Tony Lee
ML Inference Performance Engineering • GPU Serving Systems • CUDA/Triton Optimization
Professional Summary
ML inference performance engineer optimizing GPU-backed LLM serving from CUDA/Triton kernels to vLLM runtime behavior and Kubernetes capacity controls, with recent work on KV-cache limits, latency/cost tradeoffs, autoscaling/admission control, H200 Tensor Core matmul tuning, RMSNorm bandwidth profiling, and decode-step replay.
Selected Projects
GPU Inference Decision Lab (AWS EKS + Karpenter + vLLM)
- Built an AWS EKS/vLLM inference performance lab that turns KV-cache/context-length behavior, autoscaling, admission control, scheduler/quantization probes, useful-work cost, and failure-mitigation drills into supported, rejected, or pending architecture evidence.
- Measured burst and 8192/300 long-context behavior: bounded queues preserved 100% delivery near 2s p95 for bursts, 1.20 req/s long-context traffic repeated 62.66-63.40s p95 latency, and FP8 KV was rejected after delivery fell to 47.58-69.12%.
CUDA/Triton GPU Kernel Lab (PyTorch baselines + A10G/H200)
- Built a reproducible CUDA/Triton benchmarking lab for LLM-shaped GPU primitives, comparing custom Triton kernels against PyTorch/cuBLAS baselines with correctness checks, latency percentiles, bandwidth, TFLOP/s, roofline analysis, and Nsight evidence.
- Separated supported wins from caveats: RMSNorm fp16 reached 5.901x with 90.91% DRAM throughput, while same-stream dynamic decode replay reached about 0.156 ms p50 / 0.230 ms p95 as a synthetic resident-KV upper bound.
- Extended the H200 matmul track with standard and persistent-wave Triton schedules; the focused 512x11008x4096 bf16 standard row reached 471.4 TFLOP/s (89.41% of PyTorch/cuBLAS), while persistent waves remained below the standard schedule.
Experience
Staff Software Engineer
DTEX Systems
Sep 2024 - Present
- Designed distributed platform services across UI, API, data, and infrastructure boundaries, with emphasis on reliability, deployment safety, and cross-service coordination.
- Improved release stability by containerizing UI services, decoupling shared dependencies, and isolating high-risk deployment surfaces.

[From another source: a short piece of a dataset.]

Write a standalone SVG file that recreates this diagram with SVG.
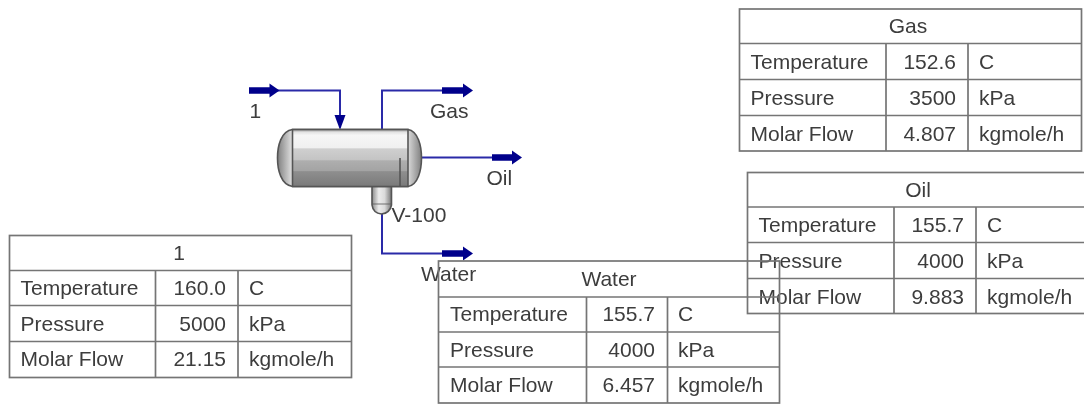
<svg xmlns="http://www.w3.org/2000/svg" width="1084" height="405" viewBox="0 0 1084 405">
<style>
text{font-family:"Liberation Sans",Arial,sans-serif;font-size:21px;fill:#3c3c3c}
.m{text-anchor:middle}.r{text-anchor:end}
.t path,.t rect{fill:none;stroke:#757575;stroke-width:1.7}
.s{fill:none;stroke:#2a2aa8;stroke-width:2}
.k{fill:none;stroke:#00008b;stroke-width:6.500}
.h{fill:#00008b}
.o{stroke:#555;stroke-width:1.6}
</style>
<defs>
<filter id="b" filterUnits="userSpaceOnUse" x="0" y="0" width="1084" height="405"><feGaussianBlur stdDeviation="0.7"/></filter>
<linearGradient id="v" x1="0" y1="0" x2="0" y2="1">
<stop offset="0" stop-color="#9a9a9a"/><stop offset=".05" stop-color="#e4e4e4"/><stop offset=".1" stop-color="#f6f6f6"/><stop offset=".32" stop-color="#f0f0f0"/><stop offset=".34" stop-color="#cfcfcf"/><stop offset=".53" stop-color="#c4c4c4"/><stop offset=".55" stop-color="#aeaeae"/><stop offset=".72" stop-color="#a4a4a4"/><stop offset=".74" stop-color="#8e8e8e"/><stop offset="1" stop-color="#7a7a7a"/>
</linearGradient>
<linearGradient id="e" gradientUnits="userSpaceOnUse" x1="277" y1="0" x2="422" y2="0">
<stop offset="0" stop-color="#7c7c7c"/><stop offset=".1" stop-color="#dcdcdc"/><stop offset=".9" stop-color="#dcdcdc"/><stop offset="1" stop-color="#7c7c7c"/>
</linearGradient>
<linearGradient id="w" x1="0" y1="0" x2="1" y2="0">
<stop offset="0" stop-color="#8c8c8c"/><stop offset=".35" stop-color="#ececec"/><stop offset=".65" stop-color="#dadada"/><stop offset="1" stop-color="#777"/>
</linearGradient>
</defs>
<g filter="url(#b)">
<g id="connectors">
<path class="s" d="M270 90.500H340V116"/><path class="k" d="M249 90.500H271"/><path class="h" d="M269.500 83.500L279.500 90.500L269.500 97.500Z"/><path class="h" d="M334.500 115H345.500L340 130Z"/>
<path class="s" d="M382 129V90.500H442"/><path class="k" d="M442 90.500H465"/><path class="h" d="M463 83.500L473 90.500L463 97.500Z"/>
<path class="s" d="M421 157.500H492"/><path class="k" d="M492 157.500H514"/><path class="h" d="M512 150.500L522 157.500L512 164.500Z"/>
<path class="s" d="M382 212V253.500H442"/><path class="k" d="M442 253.500H465"/><path class="h" d="M463 246.500L473 253.500L463 260.500Z"/>
</g>
<g id="V-100">
<path d="M372 186V205Q373 213 381.500 214Q390 213 391.500 205V186Z" fill="url(#w)" class="o"/>
<path d="M372 204H391.500" class="o" stroke-opacity=".5" fill="none"/>
<path d="M292.500 129.500C281 131 277.500 146 277.500 158C277.500 170 281 185 292.500 186.500H408C418 185 421.500 170 421.500 158C421.500 146 418 131 408 129.500Z" fill="url(#e)" class="o"/>
<rect x="292.500" y="129.500" width="115.500" height="57" fill="url(#v)" class="o"/>
<path d="M400 158V186" class="o" fill="none"/>
<text x="391.500" y="221.500">V-100</text>
</g>
<g id="label-1"><text x="249.500" y="118">1</text></g>
<g id="label-gas"><text x="430" y="117.500">Gas</text></g>
<g id="label-oil"><text x="486.500" y="184.500">Oil</text></g>
<g id="label-water"><text x="421" y="281">Water</text></g>
<g id="table-gas" class="t">
<rect x="739.500" y="9" width="342" height="142"/>
<path d="M739.500 43.500H1081.500M739.500 79.500H1081.500M739.500 115.500H1081.500M886 43.500V151M968 43.500V151"/>
<text class="m" x="908" y="33">Gas</text>
<text x="750.500" y="69">Temperature</text><text class="r" x="956" y="69">152.6</text><text x="979" y="69">C</text>
<text x="750.500" y="105">Pressure</text><text class="r" x="956" y="105">3500</text><text x="979" y="105">kPa</text>
<text x="750.500" y="140.500">Molar Flow</text><text class="r" x="956" y="140.500">4.807</text><text x="979" y="140.500">kgmole/h</text>
</g>
<g id="table-1" class="t">
<rect x="9.500" y="235.500" width="342" height="142"/>
<path d="M9.500 270.500H351.500M9.500 305.500H351.500M9.500 341.500H351.500M155.500 270.500V377.500M238 270.500V377.500"/>
<text class="m" x="179" y="260">1</text>
<text x="20.500" y="295">Temperature</text><text class="r" x="226" y="295">160.0</text><text x="249" y="295">C</text>
<text x="20.500" y="330.500">Pressure</text><text class="r" x="226" y="330.500">5000</text><text x="249" y="330.500">kPa</text>
<text x="20.500" y="366">Molar Flow</text><text class="r" x="226" y="366">21.15</text><text x="249" y="366">kgmole/h</text>
</g>
<g id="table-oil" class="t">
<rect x="747.500" y="172.500" width="342" height="141"/>
<path d="M747.500 207H1090M747.500 242.500H1090M747.500 278.500H1090M894 207V313.500M976 207V313.500"/>
<text class="m" x="918" y="197">Oil</text>
<text x="758.500" y="232">Temperature</text><text class="r" x="964" y="232">155.7</text><text x="987" y="232">C</text>
<text x="758.500" y="268">Pressure</text><text class="r" x="964" y="268">4000</text><text x="987" y="268">kPa</text>
<text x="758.500" y="303.500">Molar Flow</text><text class="r" x="964" y="303.500">9.883</text><text x="987" y="303.500">kgmole/h</text>
</g>
<g id="table-water" class="t">
<rect x="438.500" y="261" width="341" height="142"/>
<path d="M438.500 297H779.500M438.500 332H779.500M438.500 367H779.500M586.500 297V403M667.500 297V403"/>
<text class="m" x="609" y="286">Water</text>
<text x="450" y="321">Temperature</text><text class="r" x="655" y="321">155.7</text><text x="678" y="321">C</text>
<text x="450" y="356.500">Pressure</text><text class="r" x="655" y="356.500">4000</text><text x="678" y="356.500">kPa</text>
<text x="450" y="392">Molar Flow</text><text class="r" x="655" y="392">6.457</text><text x="678" y="392">kgmole/h</text>
</g>
</g>
</svg>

- Led a launch-critical OpenSearch Dashboards migration, resolving deployment and environment issues with AWS/OpenSearch engineers.
- Built local development and validation automation that cut dev/test iteration latency by 20% and improved onboarding.
Senior Technical Lead
Cisco Systems, Inc.
Aug 2019 - Apr 2024
- Led architecture for the Onboarding Experience platform, helping enterprise customers complete onboarding in under 30 minutes.
- Drove system design across frontend, backend, APIs, and integrations, resolving tradeoffs across US, Europe, and India engineering groups.
- Led AngularJS-to-React modernization to remove security risk and improve maintainability; introduced Cypress end-to-end testing that cut test creation time by 50%.
- Built CI/CD and test automation improvements that reduced regression risk in high-visibility customer onboarding flows.
Senior Software Engineer
Tico Co., Ltd.
Jan 2019 - Aug 2019
- Improved message loading performance by 60% through frontend and API optimization and reduced codebase size by 30% through modular refactoring.
Co-founder / CTO
Popup Technology Co., Ltd.
Apr 2016 - Oct 2018
- Built the core platform from scratch, led a 5-person engineering team, and shipped features that doubled revenue within 12 months.
Skills
ML Infrastructure / Inference
vLLM • LLM Serving • OpenAI-Compatible APIs • Autoscaling • Admission Control • KV Cache / Context Length • Quantization Evaluation • CUDA / Triton Benchmarking • Kernel Fusion • GPU Profiling • GPU Capacity Planning • GPU Scheduling (NVIDIA Device Plugin) • Inference Load Testing (k6)
Leadership
Architecture Design • Cross-Functional Leadership • Technical Mentorship
Infrastructure / Cloud
Terraform • Kubernetes (EKS) • AWS (VPC, IAM, EC2, ALB) • Karpenter • CI/CD Automation • Prometheus / Grafana • DCGM Exporter
Languages
Go • Python • TypeScript • SQL
Backend
Node.js • GraphQL • REST
Education
M. E. Electrical Engineering
University of California, San Diego
Sep 2006 - Jun 2008
B. S. Electrical Engineering
University of Illinois at Urbana-Champaign
Sep 2003 - Dec 2005